Harshit Painted the outer surface of a cuboidal box of dimensions 8m × 7.5 m × 6 m .

Find the surface area Painted by him , if he didn't paint the bottom of the box.

» To Find :

The surface area of the part or the four walls painted by Harshit.

» Given :

• Length of the Cuboid = 8 m

• Breadth of the Cuboid = 7.5 m

• Height of the Cuboid = 6m

» We Know :

Area of Four walls :

$\sf{\underline{\boxed{A = 2(l + b)h}}}$

Where ,

• A = Area of four walls.

• l = Length of the Cuboid.

• b = Breadth of the Cuboid.

• h = Height of the Cuboid.

» Concept :

Here ,we have Taken the area of four walls as ,

According to the question , it says that the bottom part was not painted and the ceiling is an exception.

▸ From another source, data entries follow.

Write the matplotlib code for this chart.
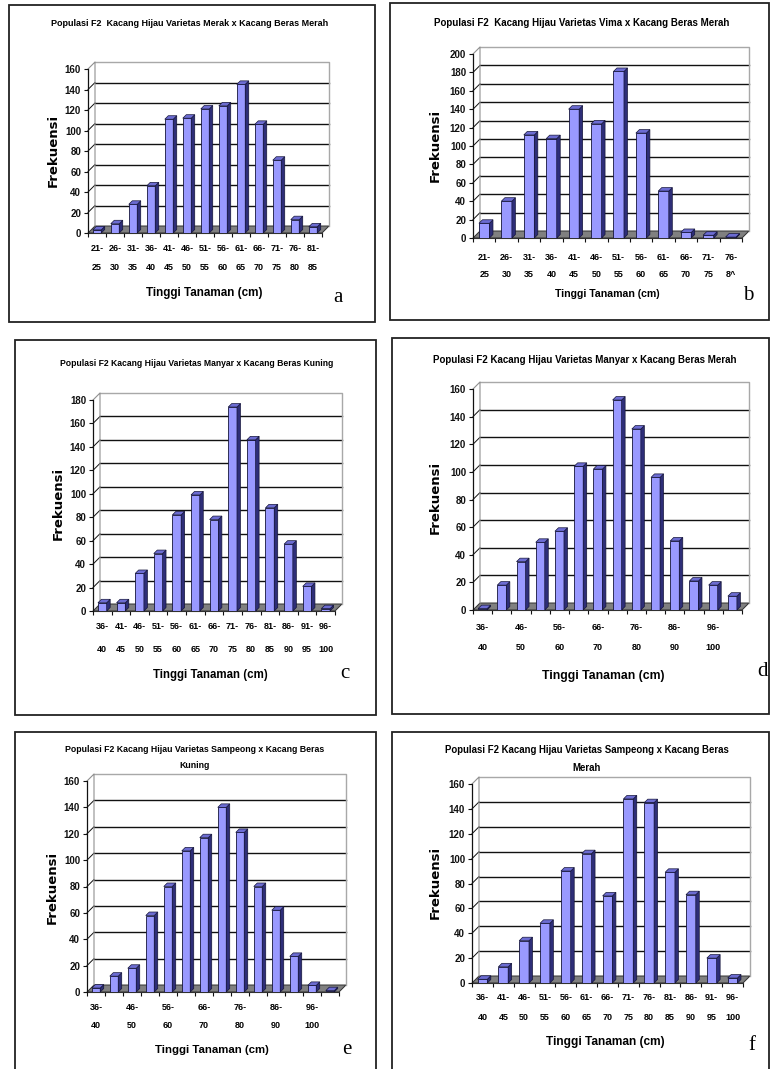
import numpy as np
import matplotlib
matplotlib.use("Agg")
import matplotlib.pyplot as plt
from matplotlib.patches import Polygon, Rectangle

W, H = 770, 1069

# tinggi tanaman (cm) classes and frequencies per cross
cls_a = ["21-\n25", "26-\n30", "31-\n35", "36-\n40", "41-\n45", "46-\n50", "51-\n55",
         "56-\n60", "61-\n65", "66-\n70", "71-\n75", "76-\n80", "81-\n85"]
freq_a = [3, 9, 28, 46, 111, 112, 121, 124, 145, 106, 71, 13, 6]

cls_b = ["21-\n25", "26-\n30", "31-\n35", "36-\n40", "41-\n45", "46-\n50", "51-\n55",
         "56-\n60", "61-\n65", "66-\n70", "71-\n75", "76-\n8^"]
freq_b = [16, 40, 112, 108, 140, 124, 181, 114, 51, 6, 3, 1]

cls_c = ["36-\n40", "41-\n45", "46-\n50", "51-\n55", "56-\n60", "61-\n65", "66-\n70",
         "71-\n75", "76-\n80", "81-\n85", "86-\n90", "91-\n95", "96-\n100"]
freq_c = [7, 7, 32, 49, 82, 99, 78, 174, 146, 88, 57, 21, 2]

cls_d = ["36-\n40", "", "46-\n50", "", "56-\n60", "", "66-\n70", "", "76-\n80", "",
         "86-\n90", "", "96-\n100", ""]
freq_d = [1, 18, 35, 49, 57, 104, 102, 152, 131, 96, 50, 21, 18, 10]

cls_e = ["36-\n40", "", "46-\n50", "", "56-\n60", "", "66-\n70", "", "76-\n80", "",
         "86-\n90", "", "96-\n100", ""]
freq_e = [3, 12, 18, 58, 80, 107, 117, 140, 121, 80, 62, 27, 5, 1]

cls_f = ["36-\n40", "41-\n45", "46-\n50", "51-\n55", "56-\n60", "61-\n65", "66-\n70",
         "71-\n75", "76-\n80", "81-\n85", "86-\n90", "91-\n95", "96-\n100"]
freq_f = [3, 13, 34, 48, 90, 104, 70, 148, 145, 89, 71, 20, 4]

titles = {
    "a": "Populasi F2  Kacang Hijau Varietas Merak x Kacang Beras Merah",
    "b": "Populasi F2  Kacang Hijau Varietas Vima x Kacang Beras Merah",
    "c": "Populasi F2 Kacang Hijau Varietas Manyar x Kacang Beras Kuning",
    "d": "Populasi F2 Kacang Hijau Varietas Manyar x Kacang Beras Merah",
    "e": "Populasi F2 Kacang Hijau Varietas Sampeong x Kacang Beras\nKuning",
    "f": "Populasi F2 Kacang Hijau Varietas Sampeong x Kacang Beras\nMerah",
}
ymax = {"a": 160, "b": 200, "c": 180, "d": 160, "e": 160, "f": 160}

# layout in pixels: box, plot front plane (x0, x1, y of zero, y of ymax),
# title (x, y, size), xlabel (x, y, size), ylabel, letter, tick pad, line spacing
LAY = {
    "a": dict(box=(9, 5, 375, 322), plot=(88, 322, 233, 69), title=(190, 24, 6.5),
              xl=(204, 293, 8.4), yl=(53, 150), let=(338, 297), pad=8, ls=2.4),
    "b": dict(box=(390, 3, 769, 320), plot=(473, 742, 238, 54), title=(582, 23, 7.0),
              xl=(607, 294, 7.6), yl=(435, 145), let=(748, 296), pad=11, ls=2.1),
    "c": dict(box=(15, 340, 376, 715), plot=(93, 335, 611, 400), title=(197, 363, 6.2),
              xl=(210, 675, 8.3), yl=(58, 503), let=(345, 673), pad=8, ls=3.0),
    "d": dict(box=(392, 338, 769, 714), plot=(473, 742, 610, 389), title=(585, 360, 7.0),
              xl=(603, 676, 8.8), yl=(435, 497), let=(762, 672), pad=9, ls=2.6),
    "e": dict(box=(15, 732, 376, 1072), plot=(87, 339, 992, 781), title=(195, 758, 6.3),
              xl=(212, 1050, 8.2), yl=(52, 887), let=(347, 1050), pad=8, ls=2.2),
    "f": dict(box=(392, 732, 769, 1072), plot=(472, 743, 983, 784), title=(587, 759, 6.9),
              xl=(605, 1042, 8.6), yl=(435, 882), let=(752, 1045), pad=7, ls=2.6),
}
DATA = {"a": (cls_a, freq_a), "b": (cls_b, freq_b), "c": (cls_c, freq_c),
        "d": (cls_d, freq_d), "e": (cls_e, freq_e), "f": (cls_f, freq_f)}

NARROW = ["Liberation Sans Narrow", "Liberation Sans", "DejaVu Sans"]
WALL_DX, WALL_DY = 7, 7      # depth of the back wall, px
BAR_W = 0.47
FRONT, SIDE, TOP = "#9999ff", "#2e2e78", "#6c6cd2"

fig = plt.figure(figsize=(W / 100, H / 100), dpi=100)
fig.patch.set_facecolor("white")


def fx(x):
    return x / W


def fy(y):
    return 1 - y / H


def draw_panel(key):
    lay = LAY[key]
    labels, vals = DATA[key]
    top = ymax[key]
    n = len(vals)
    x0, x1, yz, yt = lay["plot"]

    # panel frame
    l, t, r, b = lay["box"]
    fig.add_artist(Rectangle((fx(l), fy(b)), fx(r - l), (b - t) / H, fill=False,
                             edgecolor="#222222", lw=1.3, transform=fig.transFigure))

    ax = fig.add_axes([fx(x0), fy(yz), (x1 - x0) / W, (yz - yt) / H])
    ax.set_xlim(-0.5, n - 0.5)
    ax.set_ylim(0, top)
    ax.patch.set_alpha(0)

    dxd = WALL_DX * n / (x1 - x0)
    dyd = WALL_DY * top / (yz - yt)
    lo, hi = -0.5, n - 0.5

    # floor
    ax.add_patch(Polygon([(lo, 0), (hi, 0), (hi + dxd, dyd), (lo + dxd, dyd)],
                         closed=True, facecolor="#808080", edgecolor="#303030",
                         lw=0.7, clip_on=False, zorder=1))
    # back wall gridlines and the matching lines across the side wall
    step = 20
    for v in np.arange(step, top, step):
        ax.plot([lo + dxd, hi + dxd], [v + dyd, v + dyd], color="#111111",
                lw=1.0, clip_on=False, zorder=1)
        ax.plot([lo, lo + dxd], [v, v + dyd], color="#111111", lw=0.7,
                clip_on=False, zorder=1)
    # wall outline
    ax.plot([lo + dxd, hi + dxd, hi + dxd], [top + dyd, top + dyd, dyd],
            color="#a8a8a8", lw=1.0, clip_on=False, zorder=1)
    ax.plot([lo, lo + dxd, lo + dxd], [top, top + dyd, dyd],
            color="#909090", lw=0.8, clip_on=False, zorder=1)

    # columns with side and top faces
    xs = np.arange(n)
    ax.bar(xs, vals, width=BAR_W, color=FRONT, edgecolor="#15153a", lw=0.6, zorder=3)
    bdx, bdy = dxd * 0.5, dyd * 0.5
    for xi, v in zip(xs, vals):
        xl_, xr_ = xi - BAR_W / 2, xi + BAR_W / 2
        ax.add_patch(Polygon([(xr_, 0), (xr_ + bdx, bdy), (xr_ + bdx, v + bdy), (xr_, v)],
                             closed=True, facecolor=SIDE, edgecolor="#15153a",
                             lw=0.5, zorder=3, clip_on=False))
        ax.add_patch(Polygon([(xl_, v), (xr_, v), (xr_ + bdx, v + bdy), (xl_ + bdx, v + bdy)],
                             closed=True, facecolor=TOP, edgecolor="#15153a",
                             lw=0.5, zorder=3, clip_on=False))

    for s in ("top", "right", "bottom"):
        ax.spines[s].set_visible(False)
    ax.spines["left"].set_color("#111111")
    ax.spines["left"].set_linewidth(0.9)
    ax.spines["left"].set_zorder(2)

    ax.set_yticks(np.arange(0, top + 1, step))
    ax.tick_params(axis="y", direction="out", length=3, width=0.8, pad=2,
                   labelsize=7, colors="#111111")
    for lab in ax.get_yticklabels():
        lab.set_fontfamily(NARROW)
        lab.set_fontweight("bold")

    # category boundaries carry the tick marks, centres carry the labels
    ax.set_xticks(np.arange(-0.5, n, 1.0), minor=True)
    ax.set_xticks(xs)
    ax.set_xticklabels(labels, linespacing=lay["ls"])
    ax.tick_params(axis="x", which="minor", direction="out", length=3, width=0.8,
                   color="#111111")
    ax.tick_params(axis="x", which="major", length=0, pad=lay["pad"], labelsize=6.5)
    for lab in ax.get_xticklabels():
        lab.set_fontfamily(NARROW)
        lab.set_fontweight("bold")
        lab.set_verticalalignment("top")
    ax.axhline(0, color="#303030", lw=0.8, zorder=2, clip_on=False)

    tx, ty, ts = lay["title"]
    fig.text(fx(tx), fy(ty), titles[key], ha="center", va="center", fontsize=ts,
             fontweight="bold", family=NARROW, linespacing=2.0)
    lx, ly, ls = lay["xl"]
    fig.text(fx(lx), fy(ly), "Tinggi Tanaman (cm)", ha="center", va="center",
             fontsize=ls, fontweight="bold", family=NARROW)
    yx, yy = lay["yl"]
    fig.text(fx(yx), fy(yy), "Frekuensi", ha="center", va="center", rotation=90,
             fontsize=9.5, fontweight="bold", family="DejaVu Sans")
    cx, cy = lay["let"]
    fig.text(fx(cx), fy(cy), key, ha="center", va="center", fontsize=15,
             family=["Liberation Serif", "DejaVu Serif"])


for k in "abcdef":
    draw_panel(k)

fig.savefig("out.png", dpi=100, facecolor="white")
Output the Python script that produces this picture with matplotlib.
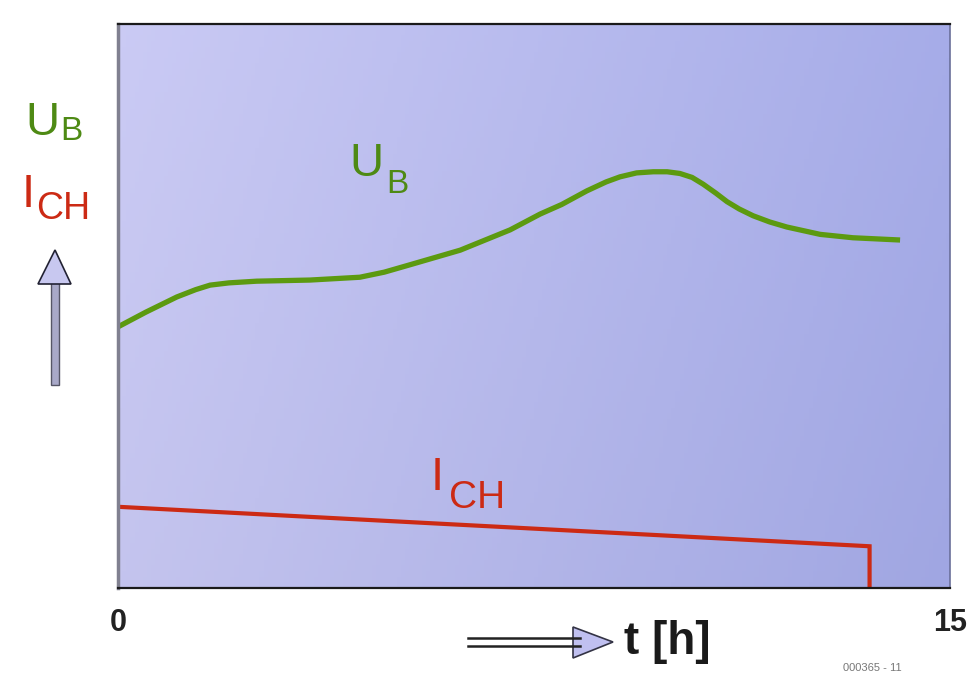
import numpy as np
import matplotlib.pyplot as plt
from matplotlib.patches import Polygon

plt.rcParams['font.family'] = ['Liberation Sans', 'DejaVu Sans']

# battery voltage U_B (arbitrary units) over charge time t [h]
t_ub = [0.0, 0.5, 1.06, 1.4, 1.66, 2.0, 2.5, 3.46, 4.36, 4.8, 5.26, 6.17, 7.07,
        7.61, 8.0, 8.45, 8.8, 9.05, 9.35, 9.65, 9.9, 10.13, 10.35, 10.55, 10.78,
        10.98, 11.2, 11.45, 11.75, 12.06, 12.66, 13.25, 14.10]
u_b = [46.3, 48.9, 51.6, 52.9, 53.7, 54.1, 54.4, 54.6, 55.1, 56.0, 57.3, 59.9, 63.5,
       66.3, 68.0, 70.4, 72.0, 72.9, 73.6, 73.8, 73.8, 73.5, 72.8, 71.6, 70.0,
       68.5, 67.2, 66.0, 64.9, 64.0, 62.7, 62.1, 61.7]

# charge current I_CH
t_ich = [0.0, 13.55, 13.55]
i_ch = [14.4, 7.4, 0.0]

x_ticks = [0, 15]

fig = plt.figure(figsize=(9.68, 6.75), dpi=100)
ax = fig.add_axes([118/968, 87/675, 832/968, 564/675])
ax.set_xlim(0, 15)
ax.set_ylim(0, 100)

# lavender gradient background
gx = np.linspace(0, 1, 200)
gy = np.linspace(0, 1, 100)
GX, GY = np.meshgrid(gx, gy)
c_left = np.array([196, 196, 238]) / 255
c_right = np.array([160, 166, 226]) / 255
img = c_left[None, None, :] * (1 - GX[..., None]) + c_right[None, None, :] * GX[..., None]
img = img + 0.025 * GY[..., None]
img = np.clip(img, 0, 1)
ax.imshow(img, extent=[0, 15, 0, 100], origin='lower', aspect='auto', zorder=0)

ax.plot(t_ub, u_b, color='#5c9a10', lw=3.8, solid_capstyle='butt',
        solid_joinstyle='round', zorder=2)
ax.plot(t_ich, i_ch, color='#cc2a14', lw=3.0, solid_joinstyle='miter', zorder=2)

ax.set_xticks([])
ax.set_yticks([])
for s in ['top', 'bottom']:
    ax.spines[s].set_color('#1a1a1a')
    ax.spines[s].set_linewidth(1.6)
ax.spines['left'].set_color('#808090')
ax.spines['left'].set_linewidth(2.5)
ax.spines['right'].set_color('#6a6f9a')
ax.spines['right'].set_linewidth(1.2)

# labels inside the plot
ax.text(4.48, 75.2, 'U', color='#4e8a14', fontsize=34, ha='center', va='center')
ax.text(5.03, 71.5, 'B', color='#4e8a14', fontsize=24, ha='center', va='center')
ax.text(5.75, 19.5, 'I', color='#cc2a14', fontsize=34, ha='center', va='center')
ax.text(6.47, 16.0, 'CH', color='#cc2a14', fontsize=28, ha='center', va='center')

# tick labels
for v in x_ticks:
    ax.text(v, -6.2, str(v), fontsize=22, fontweight='bold', ha='center', va='center', color='#222222')

# left axis label (figure pixel coords)
def fx(px):
    return px / 968

def fy(py):
    return 1 - py / 675

fig.text(fx(42), fy(123), 'U', color='#4e8a14', fontsize=34, ha='center', va='center')
fig.text(fx(71), fy(132), 'B', color='#4e8a14', fontsize=24, ha='center', va='center')
fig.text(fx(28), fy(195), 'I', color='#cc2a14', fontsize=34, ha='center', va='center')
fig.text(fx(63), fy(209), 'CH', color='#cc2a14', fontsize=27, ha='center', va='center')

# up arrow on the left
fig.patches.append(plt.Rectangle((fx(51), fy(385)), fx(8), fy(282) - fy(385),
                                 transform=fig.transFigure, facecolor='#a8a8c8',
                                 edgecolor='#555566', lw=1.0))
fig.patches.append(Polygon([[fx(38), fy(284)], [fx(71), fy(284)], [fx(55), fy(250)]],
                           closed=True, transform=fig.transFigure,
                           facecolor='#c8c8f0', edgecolor='#222233', lw=1.2))

# time arrow at the bottom
fig.add_artist(plt.Line2D([fx(468), fx(580)], [fy(638), fy(638)], color='#222222', lw=1.8))
fig.add_artist(plt.Line2D([fx(468), fx(580)], [fy(646), fy(646)], color='#222222', lw=1.8))
fig.patches.append(Polygon([[fx(573), fy(627)], [fx(573), fy(658)], [fx(613), fy(642)]],
                           closed=True, transform=fig.transFigure,
                           facecolor='#c0c0f0', edgecolor='#333344', lw=1.2))
fig.text(fx(667), fy(642), 't [h]', fontsize=33, fontweight='bold', ha='center', va='center',
         color='#1a1a1a')

fig.text(fx(872), fy(668), '000365 - 11', fontsize=8, ha='center', va='center', color='#777777')

fig.savefig('out.png', dpi=100)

We have taken the dimensions as length , breadth and height for ease of calculation.

» Solution :

Given values :

• Length of the Cuboid = 8 m

• Breadth of the Cuboid = 7.5 m

• Height of the Cuboid = 6m

Using the formula ,and substituting the values in it ,we get :

$\sf{\underline{\boxed{A = 2(l + b)h}}}$

$\sf{\Rightarrow A = 2 \times (8 + 7.5) \times 6}$

$\sf{\Rightarrow A = 2 \times 15.5 \times 6}$

$\sf{\Rightarrow A = 31 \times 6}$

$\sf{\Rightarrow A = 186 m^{2}}$

Hence ,the area which is painted by the Harshit is 186 m².

» Additional information :

• Surface area of a Cuboid = 2(lb + bh + lh)

• Volume of a Cuboid = lbh

• Curved surface area of a Cube = 4(a)²

• Curved surface area of a Cube = 4(a)²

• Total surface area of a Cube = 6(a)²